ジャクソンホール会合、景気押し上げへ政府の対策必要と各国中銀

2016年8月28日(日)12時54分

[ジャクソンホール(米ワイオミング州) 27日 ロイター] - 米カンザスシティー地区連銀が主催した経済シンポジウムでは、米連邦準備理事会(FRB)、欧州中央銀行(ECB)、日本銀行の当局者から景気押し上げには金融政策だけでなく、政府による大胆な対策も必要との声がきかれた。

27日のシンポジウムでは、インフレや景気への見通しの低迷が欧州や日本でのインフレ目標達成を難しくしているとの見方が示された。

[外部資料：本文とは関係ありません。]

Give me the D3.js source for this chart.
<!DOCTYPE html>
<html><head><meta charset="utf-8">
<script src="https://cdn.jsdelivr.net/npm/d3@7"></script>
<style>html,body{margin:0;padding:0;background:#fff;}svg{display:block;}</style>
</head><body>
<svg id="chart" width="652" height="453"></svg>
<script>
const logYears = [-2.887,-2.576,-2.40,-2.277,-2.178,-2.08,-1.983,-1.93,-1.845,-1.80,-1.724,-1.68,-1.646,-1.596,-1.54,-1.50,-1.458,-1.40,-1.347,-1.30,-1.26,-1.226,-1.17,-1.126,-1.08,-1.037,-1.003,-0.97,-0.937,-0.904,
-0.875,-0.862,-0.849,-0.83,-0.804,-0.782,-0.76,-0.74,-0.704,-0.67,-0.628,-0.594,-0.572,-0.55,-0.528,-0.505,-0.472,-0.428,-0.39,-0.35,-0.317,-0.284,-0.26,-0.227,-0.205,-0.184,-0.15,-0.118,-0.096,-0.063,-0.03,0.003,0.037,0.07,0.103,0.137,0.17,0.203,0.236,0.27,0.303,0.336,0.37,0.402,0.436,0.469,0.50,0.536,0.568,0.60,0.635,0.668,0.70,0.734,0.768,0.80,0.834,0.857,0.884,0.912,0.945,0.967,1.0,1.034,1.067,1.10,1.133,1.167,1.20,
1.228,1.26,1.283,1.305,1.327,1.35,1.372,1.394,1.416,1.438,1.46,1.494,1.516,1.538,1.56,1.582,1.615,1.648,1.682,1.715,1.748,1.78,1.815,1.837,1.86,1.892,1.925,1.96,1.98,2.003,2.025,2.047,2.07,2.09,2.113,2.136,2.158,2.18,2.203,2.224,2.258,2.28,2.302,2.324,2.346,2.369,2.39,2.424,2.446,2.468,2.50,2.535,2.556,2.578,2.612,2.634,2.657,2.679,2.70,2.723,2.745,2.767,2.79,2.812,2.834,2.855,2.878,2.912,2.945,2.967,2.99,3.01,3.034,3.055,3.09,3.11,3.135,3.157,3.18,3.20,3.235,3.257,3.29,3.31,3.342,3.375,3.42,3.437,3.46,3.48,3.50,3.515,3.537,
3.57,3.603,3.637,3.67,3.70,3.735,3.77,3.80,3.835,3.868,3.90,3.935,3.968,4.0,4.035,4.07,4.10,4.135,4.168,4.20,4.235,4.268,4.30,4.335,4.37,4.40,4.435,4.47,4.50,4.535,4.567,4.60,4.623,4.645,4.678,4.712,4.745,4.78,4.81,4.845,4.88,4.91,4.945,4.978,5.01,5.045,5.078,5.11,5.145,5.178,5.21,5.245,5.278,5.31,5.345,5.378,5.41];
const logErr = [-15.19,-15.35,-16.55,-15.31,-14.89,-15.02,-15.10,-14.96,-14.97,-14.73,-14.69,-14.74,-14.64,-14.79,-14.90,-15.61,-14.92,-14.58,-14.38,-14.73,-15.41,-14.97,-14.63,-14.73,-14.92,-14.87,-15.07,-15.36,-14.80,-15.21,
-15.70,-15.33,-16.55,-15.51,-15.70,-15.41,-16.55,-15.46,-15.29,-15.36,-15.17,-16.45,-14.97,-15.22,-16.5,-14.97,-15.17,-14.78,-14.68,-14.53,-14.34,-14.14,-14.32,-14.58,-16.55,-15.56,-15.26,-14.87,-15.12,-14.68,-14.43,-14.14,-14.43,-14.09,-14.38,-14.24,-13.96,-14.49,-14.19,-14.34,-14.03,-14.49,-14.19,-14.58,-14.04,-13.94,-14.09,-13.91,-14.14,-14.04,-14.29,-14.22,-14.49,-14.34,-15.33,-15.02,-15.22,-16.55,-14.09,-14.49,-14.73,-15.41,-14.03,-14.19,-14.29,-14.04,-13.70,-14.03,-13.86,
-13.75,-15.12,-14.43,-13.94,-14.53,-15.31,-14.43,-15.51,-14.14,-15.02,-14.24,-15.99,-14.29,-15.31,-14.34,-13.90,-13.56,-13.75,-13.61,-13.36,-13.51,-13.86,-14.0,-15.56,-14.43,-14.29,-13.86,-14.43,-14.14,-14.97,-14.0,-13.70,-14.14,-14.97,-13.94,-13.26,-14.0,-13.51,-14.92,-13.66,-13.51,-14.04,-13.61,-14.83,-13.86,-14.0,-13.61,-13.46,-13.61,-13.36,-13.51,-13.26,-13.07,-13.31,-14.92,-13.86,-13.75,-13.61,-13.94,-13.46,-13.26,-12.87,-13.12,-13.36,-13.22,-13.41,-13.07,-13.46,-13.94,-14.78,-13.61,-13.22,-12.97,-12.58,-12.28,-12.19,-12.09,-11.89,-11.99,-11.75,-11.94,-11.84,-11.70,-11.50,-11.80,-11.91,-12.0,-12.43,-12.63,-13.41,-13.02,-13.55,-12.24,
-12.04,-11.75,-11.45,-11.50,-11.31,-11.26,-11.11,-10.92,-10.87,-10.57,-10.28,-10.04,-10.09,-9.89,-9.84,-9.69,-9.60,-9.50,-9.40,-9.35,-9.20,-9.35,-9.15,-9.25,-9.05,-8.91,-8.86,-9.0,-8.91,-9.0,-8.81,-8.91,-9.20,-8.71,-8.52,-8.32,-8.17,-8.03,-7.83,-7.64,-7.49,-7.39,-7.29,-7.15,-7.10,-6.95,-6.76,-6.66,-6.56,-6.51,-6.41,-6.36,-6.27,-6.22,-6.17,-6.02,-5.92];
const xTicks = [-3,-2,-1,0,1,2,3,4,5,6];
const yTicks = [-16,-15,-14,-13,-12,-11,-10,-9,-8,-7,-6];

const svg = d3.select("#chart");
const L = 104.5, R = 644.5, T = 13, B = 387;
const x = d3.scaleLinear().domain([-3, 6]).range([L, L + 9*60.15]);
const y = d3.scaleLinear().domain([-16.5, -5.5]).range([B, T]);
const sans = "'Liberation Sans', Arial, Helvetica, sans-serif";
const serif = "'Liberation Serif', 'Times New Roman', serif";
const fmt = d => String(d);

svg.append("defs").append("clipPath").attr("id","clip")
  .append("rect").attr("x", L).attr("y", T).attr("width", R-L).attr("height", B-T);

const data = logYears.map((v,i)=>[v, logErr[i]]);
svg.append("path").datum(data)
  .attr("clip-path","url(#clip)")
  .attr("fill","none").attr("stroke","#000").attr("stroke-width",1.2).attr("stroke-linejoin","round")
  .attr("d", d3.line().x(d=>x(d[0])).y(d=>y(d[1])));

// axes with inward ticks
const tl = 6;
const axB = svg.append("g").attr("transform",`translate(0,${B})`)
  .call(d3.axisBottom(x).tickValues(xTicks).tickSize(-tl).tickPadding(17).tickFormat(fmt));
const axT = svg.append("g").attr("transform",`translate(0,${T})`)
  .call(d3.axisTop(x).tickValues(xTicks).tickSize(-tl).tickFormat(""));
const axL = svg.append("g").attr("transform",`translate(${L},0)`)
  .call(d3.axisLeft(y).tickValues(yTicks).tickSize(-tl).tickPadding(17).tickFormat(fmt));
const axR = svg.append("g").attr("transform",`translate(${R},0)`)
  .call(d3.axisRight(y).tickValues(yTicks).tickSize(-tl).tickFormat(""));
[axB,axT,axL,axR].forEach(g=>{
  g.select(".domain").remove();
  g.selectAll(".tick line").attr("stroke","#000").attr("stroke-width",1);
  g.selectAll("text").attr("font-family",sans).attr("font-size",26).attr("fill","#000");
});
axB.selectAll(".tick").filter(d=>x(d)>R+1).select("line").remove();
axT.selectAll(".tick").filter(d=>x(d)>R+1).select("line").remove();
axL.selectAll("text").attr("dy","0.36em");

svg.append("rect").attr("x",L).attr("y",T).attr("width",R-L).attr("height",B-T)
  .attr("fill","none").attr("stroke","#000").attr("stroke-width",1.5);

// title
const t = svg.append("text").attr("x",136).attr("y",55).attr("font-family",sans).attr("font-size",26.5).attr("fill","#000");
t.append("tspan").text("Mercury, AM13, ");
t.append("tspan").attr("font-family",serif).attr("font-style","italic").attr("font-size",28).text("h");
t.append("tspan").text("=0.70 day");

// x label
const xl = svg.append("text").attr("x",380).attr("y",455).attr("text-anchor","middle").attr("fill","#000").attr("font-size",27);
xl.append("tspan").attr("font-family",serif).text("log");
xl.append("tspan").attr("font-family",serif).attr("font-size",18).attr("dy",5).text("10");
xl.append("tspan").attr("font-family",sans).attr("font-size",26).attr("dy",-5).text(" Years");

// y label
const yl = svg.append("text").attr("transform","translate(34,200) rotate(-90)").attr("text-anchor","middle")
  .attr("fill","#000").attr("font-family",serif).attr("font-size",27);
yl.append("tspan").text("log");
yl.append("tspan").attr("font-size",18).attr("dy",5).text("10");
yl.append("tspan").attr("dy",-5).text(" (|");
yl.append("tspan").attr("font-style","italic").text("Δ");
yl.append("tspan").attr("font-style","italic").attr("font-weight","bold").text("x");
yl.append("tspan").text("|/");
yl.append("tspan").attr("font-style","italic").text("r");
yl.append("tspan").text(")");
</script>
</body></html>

ECBのクーレ専務理事は、インフレ期待が高すぎたり低すぎたりしないようにECBは努力しているが、欧州各国政府の経済改革ペースが遅いためこの努力が阻害されていると指摘。「2007年以降の構造改革は中途半端で、インフレ期待の押し上げに寄与せず、ディスインフレ見通しを促進している」と述べた。

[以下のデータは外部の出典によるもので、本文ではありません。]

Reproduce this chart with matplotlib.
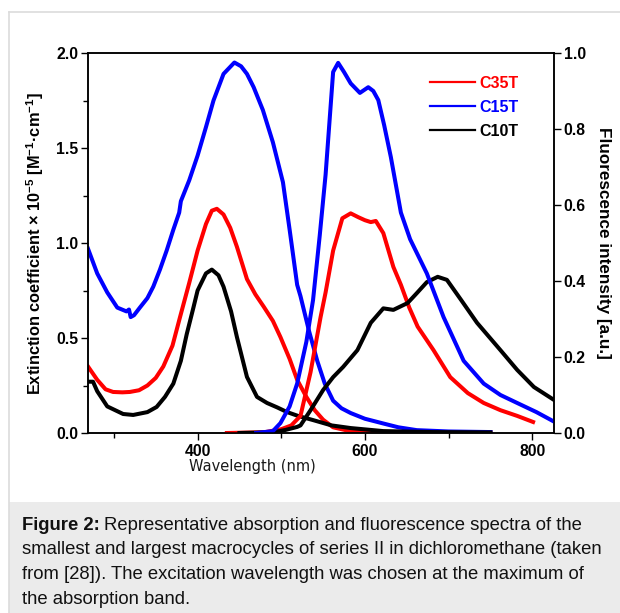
import matplotlib
matplotlib.use("Agg")
import matplotlib.pyplot as plt
from matplotlib.patches import Rectangle
from matplotlib.lines import Line2D
from matplotlib.ticker import MultipleLocator

plt.rcParams['font.family'] = ['Liberation Sans', 'DejaVu Sans']
plt.rcParams['mathtext.fontset'] = 'custom'
plt.rcParams['mathtext.rm'] = 'Liberation Sans:bold'
plt.rcParams['mathtext.it'] = 'Liberation Sans:bold'
plt.rcParams['mathtext.bf'] = 'Liberation Sans:bold'
plt.rcParams['mathtext.default'] = 'rm'

# ---------------- data ----------------
series_names = ["C35T", "C15T", "C10T"]
series_colors = ["#ff0000", "#0000ff", "#000000"]

# absorption (left axis, extinction coefficient x 1e-5)
abs_c35t_wl = [269, 280, 290, 299, 310, 319, 330, 340, 350, 359, 370, 379, 390, 400, 410,
               417, 423, 431, 439, 447, 459, 469, 479, 490, 499, 510, 519, 530, 540, 550,
               562, 580, 620, 680, 750]
abs_c35t = [0.35, 0.28, 0.23, 0.216, 0.214, 0.216, 0.225, 0.25, 0.29, 0.35, 0.46, 0.61,
            0.79, 0.96, 1.10, 1.17, 1.18, 1.15, 1.08, 0.98, 0.81, 0.73, 0.665, 0.59, 0.505,
            0.39, 0.28, 0.19, 0.12, 0.07, 0.03, 0.012, 0.005, 0.003, 0.003]

abs_c15t_wl = [269, 280, 292, 304, 315, 318, 320, 324, 331, 340, 347, 355, 363, 371, 378,
               380, 390, 400, 410, 419, 431, 444, 452, 459, 467, 478, 490, 502, 510, 519,
               523, 533, 543, 552, 562, 572, 583, 600, 622, 640, 662, 700, 750]
abs_c15t = [0.97, 0.84, 0.74, 0.66, 0.64, 0.65, 0.61, 0.62, 0.66, 0.71, 0.77, 0.86, 0.96,
            1.07, 1.16, 1.22, 1.33, 1.46, 1.61, 1.75, 1.89, 1.95, 1.93, 1.89, 1.82, 1.70,
            1.53, 1.32, 1.07, 0.78, 0.72, 0.54, 0.38, 0.26, 0.17, 0.13, 0.105, 0.075, 0.05,
            0.03, 0.015, 0.008, 0.005]

abs_c10t_wl = [269, 275, 280, 292, 311, 323, 340, 351, 361, 371, 380, 387, 395, 400, 410,
               417, 425, 431, 440, 447, 459, 471, 483, 495, 507, 520, 538, 560, 583, 622,
               680, 750]
abs_c10t = [0.27, 0.27, 0.22, 0.14, 0.10, 0.095, 0.11, 0.137, 0.19, 0.26, 0.38, 0.52, 0.66,
            0.75, 0.84, 0.86, 0.83, 0.77, 0.64, 0.505, 0.295, 0.19, 0.158, 0.135, 0.11,
            0.09, 0.068, 0.04, 0.026, 0.01, 0.005, 0.003]

# fluorescence (right axis, a.u.)
fl_c35t_wl = [435, 480, 500, 512, 523, 535, 547, 553, 562, 573, 583, 592, 600, 607, 613,
              622, 634, 643, 653, 663, 682, 702, 723, 742, 762, 782, 801]
fl_c35t = [0.0, 0.002, 0.01, 0.02, 0.045, 0.16, 0.305, 0.37, 0.48, 0.565, 0.578, 0.568,
           0.56, 0.555, 0.558, 0.526, 0.437, 0.39, 0.33, 0.28, 0.218, 0.147, 0.105, 0.079,
           0.06, 0.045, 0.029]

fl_c15t_wl = [470, 490, 499, 510, 519, 530, 538, 546, 553, 562, 568, 575, 583, 594, 604,
              610, 616, 623, 631, 643, 654, 674, 694, 718, 742, 762, 782, 805, 826]
fl_c15t = [0.0, 0.005, 0.026, 0.07, 0.13, 0.24, 0.35, 0.52, 0.68, 0.95, 0.974, 0.95, 0.92,
           0.895, 0.91, 0.9, 0.876, 0.81, 0.726, 0.58, 0.51, 0.42, 0.305, 0.19, 0.13, 0.10,
           0.079, 0.055, 0.03]

fl_c10t_wl = [450, 490, 505, 519, 523, 535, 550, 562, 574, 591, 607, 622, 634, 651, 662,
              674, 687, 698, 715, 734, 762, 782, 802, 826]
fl_c10t = [0.0, 0.002, 0.008, 0.016, 0.02, 0.06, 0.113, 0.147, 0.174, 0.218, 0.29, 0.328,
           0.324, 0.342, 0.368, 0.397, 0.411, 0.403, 0.35, 0.29, 0.218, 0.166, 0.121, 0.087]

left_ticks = [0.0, 0.5, 1.0, 1.5, 2.0]
right_ticks = [0.0, 0.2, 0.4, 0.6, 0.8, 1.0]
x_ticks = [400, 600, 800]

caption_bold = "Figure 2:"
caption_line1 = "Representative absorption and fluorescence spectra of the"
caption_rest = ["smallest and largest macrocycles of series II in dichloromethane (taken",
                "from [28]). The excitation wavelength was chosen at the maximum of",
                "the absorption band."]

# ---------------- figure ----------------
W, H = 620, 613
fig = plt.figure(figsize=(W / 100, H / 100), dpi=100)
fig.patch.set_facecolor("white")

# frame + caption box
fig.add_artist(Rectangle((9 / W, 0), 1.0, (H - 502) / H, transform=fig.transFigure,
                         facecolor="#ebebeb", edgecolor="none", zorder=0))
fig.add_artist(Line2D([9 / W, 1.0], [1 - 12 / H, 1 - 12 / H], transform=fig.transFigure,
                      color="#dcdcdc", lw=1.2))
fig.add_artist(Line2D([9 / W, 9 / W], [0, 1 - 12 / H], transform=fig.transFigure,
                      color="#dcdcdc", lw=1.2))

ax = fig.add_axes([88 / W, (H - 433) / H, (554 - 88) / W, (433 - 53) / H])
ax2 = ax.twinx()

lw = 2.9
abs_sets = [(abs_c35t_wl, abs_c35t), (abs_c15t_wl, abs_c15t), (abs_c10t_wl, abs_c10t)]
fl_sets = [(fl_c35t_wl, fl_c35t), (fl_c10t_wl, fl_c10t), (fl_c15t_wl, fl_c15t)]
fl_colors = [series_colors[0], series_colors[2], series_colors[1]]

for (x, y), c in zip(abs_sets, series_colors):
    ax.plot(x, y, color=c, lw=lw, solid_joinstyle="round")
for (x, y), c in zip(fl_sets, fl_colors):
    ax2.plot(x, y, color=c, lw=lw, solid_joinstyle="round")

ax.set_xlim(269, 826)
ax.set_ylim(0, 2.0)
ax2.set_ylim(0, 1.0)

ax.set_xticks(x_ticks)
ax.xaxis.set_minor_locator(MultipleLocator(100))
ax.set_yticks(left_ticks)
ax.yaxis.set_minor_locator(MultipleLocator(0.25))
ax2.set_yticks(right_ticks)

tick_size = 11.3
for a in (ax, ax2):
    for s in a.spines.values():
        s.set_linewidth(1.1)
ax.tick_params(axis="both", which="major", direction="out", length=5, width=1.0,
               labelsize=tick_size, pad=2)
ax.tick_params(axis="both", which="minor", direction="out", length=3.5, width=1.0)
ax.tick_params(axis="x", pad=3)
ax2.tick_params(axis="y", which="major", direction="out", length=5, width=1.0,
                labelsize=tick_size, pad=2)
ax.set_yticklabels(["%.1f" % v for v in left_ticks], fontweight="bold")
ax2.set_yticklabels(["%.1f" % v for v in right_ticks], fontweight="bold")
ax.set_xticklabels([str(v) for v in x_ticks], fontweight="bold")

# legend
handles = [Line2D([], [], color=c, lw=1.6) for c in series_colors]
leg = ax2.legend(handles, series_names, loc="upper left",
                 bbox_to_anchor=(430 / W, 1 - 76 / H), bbox_transform=fig.transFigure,
                 frameon=False, handlelength=2.8, handletextpad=0.3, labelspacing=0.55,
                 borderpad=0, borderaxespad=0,
                 prop={"weight": "bold", "size": 11.5}, labelcolor=series_colors)

# axis labels
fig.text(35 / W, 1 - 244 / H,
         r"Extinction coefficient × 10$^{-5}$ [M$^{-1}$·cm$^{-1}$]",
         rotation=90, ha="center", va="center", fontsize=11.8, fontweight="bold")
fig.text(604 / W, 1 - 243 / H, "Fluorescence intensity [a.u.]", rotation=270,
         ha="center", va="center", fontsize=12.3, fontweight="bold")
fig.text(252 / W, 1 - 467 / H, "Wavelength (nm)", ha="center", va="center",
         fontsize=10.5, family="DejaVu Sans", color="#1a1a1a")

# caption
cap_size = 13.3
t1 = fig.text(22 / W, 1 - 525 / H, caption_bold, ha="left", va="center",
              fontsize=cap_size, fontweight="bold", color="#111111")
fig.canvas.draw()
bb = t1.get_window_extent()
fig.text(bb.x1 / W + 4 / W, 1 - 525 / H, caption_line1, ha="left", va="center",
         fontsize=cap_size, color="#111111")
for i, line in enumerate(caption_rest):
    fig.text(22 / W, 1 - (550 + 24.5 * i) / H, line, ha="left", va="center",
             fontsize=cap_size, color="#111111")

fig.savefig("out.png", dpi=100)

日銀の黒田東彦総裁は、潜在成長率の押し上げに向け移民の受け入れなどを含め、政治的に難しい問題について定期的な安倍首相との会合で話していると語った。

FRBのイエレン議長も26日の講演で、最後のページを景気押し上げにむけた財政政策や構造改革に割いた。

今回のシンポジウムでは財政政策は正式議題ではないが、討議ではたびたび言及された。各国の企業や個人が、中銀が想定するような経済成長やインフレを見込んでいないことが中銀にとっては懸念となっている。

黒田総裁は、家計の見通しが改善しておらず、日銀は引き続き努力を続けるとしたうえで「日本のインフレ動態は引き続き弱い」とし、2%の物価上昇率目標に「長期インフレ期待はまだアンカーされていない」と述べた。

プリンストン大学のシムズ教授はシンポジウムでの講演で、将来のインフレ見通しを得るためには大規模な施策が必要との見解を示し、「財政拡大が効果のない金融政策の代替になり得る。インフレを生みだすことを目的に、そして条件づけた赤字が必要だ。将来の税や歳出削減ではなく、インフレによって赤字はファイナンスされなければならない」と述べた。